YOUR OBJECTIVE: Word for word, set down the records and skip each picture.

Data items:
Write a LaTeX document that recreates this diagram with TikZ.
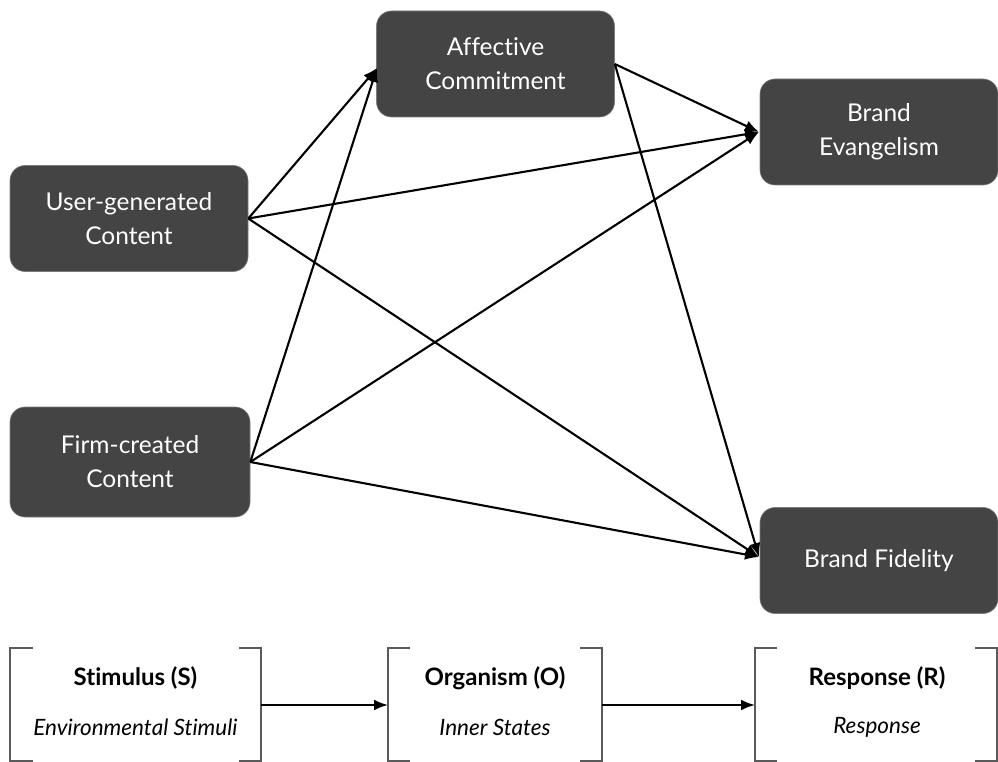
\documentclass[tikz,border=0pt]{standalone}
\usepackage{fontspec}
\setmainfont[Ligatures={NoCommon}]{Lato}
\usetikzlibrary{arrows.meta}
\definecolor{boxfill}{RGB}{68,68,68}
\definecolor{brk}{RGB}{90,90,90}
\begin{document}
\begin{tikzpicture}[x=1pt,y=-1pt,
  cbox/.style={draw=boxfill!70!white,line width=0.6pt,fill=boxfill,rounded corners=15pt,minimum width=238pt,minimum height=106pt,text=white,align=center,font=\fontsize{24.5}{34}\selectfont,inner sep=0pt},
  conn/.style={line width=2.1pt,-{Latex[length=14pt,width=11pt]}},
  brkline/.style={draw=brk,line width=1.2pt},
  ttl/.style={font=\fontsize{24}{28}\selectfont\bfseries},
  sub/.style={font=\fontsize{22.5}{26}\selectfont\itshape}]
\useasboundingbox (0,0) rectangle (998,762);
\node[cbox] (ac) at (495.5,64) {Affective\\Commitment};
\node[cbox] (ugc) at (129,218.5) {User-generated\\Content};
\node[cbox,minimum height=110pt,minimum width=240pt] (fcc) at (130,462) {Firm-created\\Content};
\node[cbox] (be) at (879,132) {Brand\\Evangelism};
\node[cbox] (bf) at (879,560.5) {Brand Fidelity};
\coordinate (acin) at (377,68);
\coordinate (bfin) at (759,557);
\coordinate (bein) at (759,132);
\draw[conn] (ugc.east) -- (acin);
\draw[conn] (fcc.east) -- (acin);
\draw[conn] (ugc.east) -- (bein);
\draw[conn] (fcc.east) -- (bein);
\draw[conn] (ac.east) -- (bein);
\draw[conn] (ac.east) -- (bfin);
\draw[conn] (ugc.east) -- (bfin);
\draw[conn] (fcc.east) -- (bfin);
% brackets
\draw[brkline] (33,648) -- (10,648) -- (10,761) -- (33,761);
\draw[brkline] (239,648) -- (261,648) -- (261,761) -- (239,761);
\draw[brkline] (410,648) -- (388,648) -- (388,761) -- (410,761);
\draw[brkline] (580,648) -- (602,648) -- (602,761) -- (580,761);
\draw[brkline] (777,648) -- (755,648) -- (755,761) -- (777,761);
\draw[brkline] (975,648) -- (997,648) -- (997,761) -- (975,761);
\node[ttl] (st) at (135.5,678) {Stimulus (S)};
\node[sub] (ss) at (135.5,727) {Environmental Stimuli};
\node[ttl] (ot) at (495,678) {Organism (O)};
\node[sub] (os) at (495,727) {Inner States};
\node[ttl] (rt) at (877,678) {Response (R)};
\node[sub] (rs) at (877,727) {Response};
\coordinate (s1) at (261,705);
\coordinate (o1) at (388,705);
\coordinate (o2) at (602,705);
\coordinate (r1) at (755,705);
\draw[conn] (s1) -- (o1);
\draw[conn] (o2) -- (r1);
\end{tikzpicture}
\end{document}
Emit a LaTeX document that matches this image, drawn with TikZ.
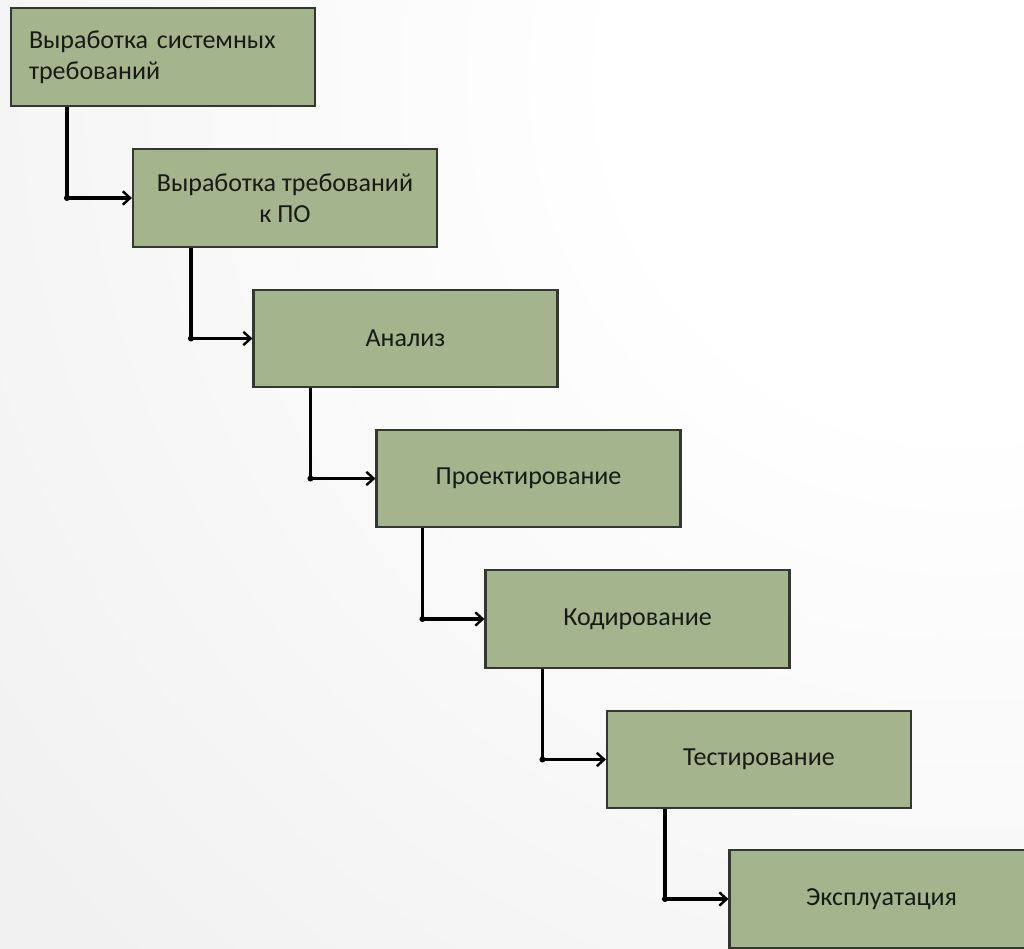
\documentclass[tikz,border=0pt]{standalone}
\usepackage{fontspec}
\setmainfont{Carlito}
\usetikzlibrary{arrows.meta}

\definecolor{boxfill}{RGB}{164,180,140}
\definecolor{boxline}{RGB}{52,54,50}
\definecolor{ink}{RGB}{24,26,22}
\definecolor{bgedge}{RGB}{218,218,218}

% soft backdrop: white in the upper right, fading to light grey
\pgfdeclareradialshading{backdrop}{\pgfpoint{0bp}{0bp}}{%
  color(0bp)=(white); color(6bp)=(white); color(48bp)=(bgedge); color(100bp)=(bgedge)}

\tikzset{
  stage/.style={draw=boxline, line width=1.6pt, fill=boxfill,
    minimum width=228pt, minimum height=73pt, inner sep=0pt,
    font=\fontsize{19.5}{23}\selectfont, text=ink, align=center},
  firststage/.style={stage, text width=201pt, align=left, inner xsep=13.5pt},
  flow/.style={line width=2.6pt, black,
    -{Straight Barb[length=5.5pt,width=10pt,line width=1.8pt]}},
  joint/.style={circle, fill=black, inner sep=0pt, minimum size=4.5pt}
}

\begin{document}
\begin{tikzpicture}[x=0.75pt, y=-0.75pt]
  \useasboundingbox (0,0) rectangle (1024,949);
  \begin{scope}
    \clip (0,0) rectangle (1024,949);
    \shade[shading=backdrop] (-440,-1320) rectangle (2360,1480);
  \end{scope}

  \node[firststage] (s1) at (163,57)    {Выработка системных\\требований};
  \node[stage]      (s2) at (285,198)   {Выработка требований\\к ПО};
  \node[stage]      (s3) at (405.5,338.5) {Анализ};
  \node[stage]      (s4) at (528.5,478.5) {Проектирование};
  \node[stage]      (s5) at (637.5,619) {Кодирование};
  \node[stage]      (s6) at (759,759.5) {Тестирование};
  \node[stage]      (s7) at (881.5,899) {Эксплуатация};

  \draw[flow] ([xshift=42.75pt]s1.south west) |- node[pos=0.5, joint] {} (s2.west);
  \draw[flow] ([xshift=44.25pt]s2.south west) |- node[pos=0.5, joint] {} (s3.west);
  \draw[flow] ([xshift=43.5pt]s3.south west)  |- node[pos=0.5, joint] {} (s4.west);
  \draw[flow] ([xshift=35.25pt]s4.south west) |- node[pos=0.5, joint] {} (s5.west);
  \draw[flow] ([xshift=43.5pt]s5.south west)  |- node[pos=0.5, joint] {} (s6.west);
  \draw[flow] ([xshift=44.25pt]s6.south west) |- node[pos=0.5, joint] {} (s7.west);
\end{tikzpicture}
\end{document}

SOLUTION TO THE PROBLEM:
Write a LaTeX document that recreates this diagram with TikZ.
\documentclass[tikz,border=0pt]{standalone}
\usepackage{fontspec}
\setmainfont[Ligatures={NoCommon}]{Lato}
\usetikzlibrary{arrows.meta}
\definecolor{boxfill}{RGB}{68,68,68}
\definecolor{brk}{RGB}{90,90,90}
\begin{document}
\begin{tikzpicture}[x=1pt,y=-1pt,
  cbox/.style={draw=boxfill!70!white,line width=0.6pt,fill=boxfill,rounded corners=15pt,minimum width=238pt,minimum height=106pt,text=white,align=center,font=\fontsize{24.5}{34}\selectfont,inner sep=0pt},
  conn/.style={line width=2.1pt,-{Latex[length=14pt,width=11pt]}},
  brkline/.style={draw=brk,line width=1.2pt},
  ttl/.style={font=\fontsize{24}{28}\selectfont\bfseries},
  sub/.style={font=\fontsize{22.5}{26}\selectfont\itshape}]
\useasboundingbox (0,0) rectangle (998,762);
\node[cbox] (ac) at (495.5,64) {Affective\\Commitment};
\node[cbox] (ugc) at (129,218.5) {User-generated\\Content};
\node[cbox,minimum height=110pt,minimum width=240pt] (fcc) at (130,462) {Firm-created\\Content};
\node[cbox] (be) at (879,132) {Brand\\Evangelism};
\node[cbox] (bf) at (879,560.5) {Brand Fidelity};
\coordinate (acin) at (377,68);
\coordinate (bfin) at (759,557);
\coordinate (bein) at (759,132);
\draw[conn] (ugc.east) -- (acin);
\draw[conn] (fcc.east) -- (acin);
\draw[conn] (ugc.east) -- (bein);
\draw[conn] (fcc.east) -- (bein);
\draw[conn] (ac.east) -- (bein);
\draw[conn] (ac.east) -- (bfin);
\draw[conn] (ugc.east) -- (bfin);
\draw[conn] (fcc.east) -- (bfin);
% brackets
\draw[brkline] (33,648) -- (10,648) -- (10,761) -- (33,761);
\draw[brkline] (239,648) -- (261,648) -- (261,761) -- (239,761);
\draw[brkline] (410,648) -- (388,648) -- (388,761) -- (410,761);
\draw[brkline] (580,648) -- (602,648) -- (602,761) -- (580,761);
\draw[brkline] (777,648) -- (755,648) -- (755,761) -- (777,761);
\draw[brkline] (975,648) -- (997,648) -- (997,761) -- (975,761);
\node[ttl] (st) at (135.5,678) {Stimulus (S)};
\node[sub] (ss) at (135.5,727) {Environmental Stimuli};
\node[ttl] (ot) at (495,678) {Organism (O)};
\node[sub] (os) at (495,727) {Inner States};
\node[ttl] (rt) at (877,678) {Response (R)};
\node[sub] (rs) at (877,727) {Response};
\coordinate (s1) at (261,705);
\coordinate (o1) at (388,705);
\coordinate (o2) at (602,705);
\coordinate (r1) at (755,705);
\draw[conn] (s1) -- (o1);
\draw[conn] (o2) -- (r1);
\end{tikzpicture}
\end{document}
Emit a LaTeX document that matches this image, drawn with TikZ.
\documentclass[tikz,border=0pt]{standalone}
\usepackage{fontspec}
\setmainfont{Carlito}
\usetikzlibrary{arrows.meta}

\definecolor{boxfill}{RGB}{164,180,140}
\definecolor{boxline}{RGB}{52,54,50}
\definecolor{ink}{RGB}{24,26,22}
\definecolor{bgedge}{RGB}{218,218,218}

% soft backdrop: white in the upper right, fading to light grey
\pgfdeclareradialshading{backdrop}{\pgfpoint{0bp}{0bp}}{%
  color(0bp)=(white); color(6bp)=(white); color(48bp)=(bgedge); color(100bp)=(bgedge)}

\tikzset{
  stage/.style={draw=boxline, line width=1.6pt, fill=boxfill,
    minimum width=228pt, minimum height=73pt, inner sep=0pt,
    font=\fontsize{19.5}{23}\selectfont, text=ink, align=center},
  firststage/.style={stage, text width=201pt, align=left, inner xsep=13.5pt},
  flow/.style={line width=2.6pt, black,
    -{Straight Barb[length=5.5pt,width=10pt,line width=1.8pt]}},
  joint/.style={circle, fill=black, inner sep=0pt, minimum size=4.5pt}
}

\begin{document}
\begin{tikzpicture}[x=0.75pt, y=-0.75pt]
  \useasboundingbox (0,0) rectangle (1024,949);
  \begin{scope}
    \clip (0,0) rectangle (1024,949);
    \shade[shading=backdrop] (-440,-1320) rectangle (2360,1480);
  \end{scope}

  \node[firststage] (s1) at (163,57)    {Выработка системных\\требований};
  \node[stage]      (s2) at (285,198)   {Выработка требований\\к ПО};
  \node[stage]      (s3) at (405.5,338.5) {Анализ};
  \node[stage]      (s4) at (528.5,478.5) {Проектирование};
  \node[stage]      (s5) at (637.5,619) {Кодирование};
  \node[stage]      (s6) at (759,759.5) {Тестирование};
  \node[stage]      (s7) at (881.5,899) {Эксплуатация};

  \draw[flow] ([xshift=42.75pt]s1.south west) |- node[pos=0.5, joint] {} (s2.west);
  \draw[flow] ([xshift=44.25pt]s2.south west) |- node[pos=0.5, joint] {} (s3.west);
  \draw[flow] ([xshift=43.5pt]s3.south west)  |- node[pos=0.5, joint] {} (s4.west);
  \draw[flow] ([xshift=35.25pt]s4.south west) |- node[pos=0.5, joint] {} (s5.west);
  \draw[flow] ([xshift=43.5pt]s5.south west)  |- node[pos=0.5, joint] {} (s6.west);
  \draw[flow] ([xshift=44.25pt]s6.south west) |- node[pos=0.5, joint] {} (s7.west);
\end{tikzpicture}
\end{document}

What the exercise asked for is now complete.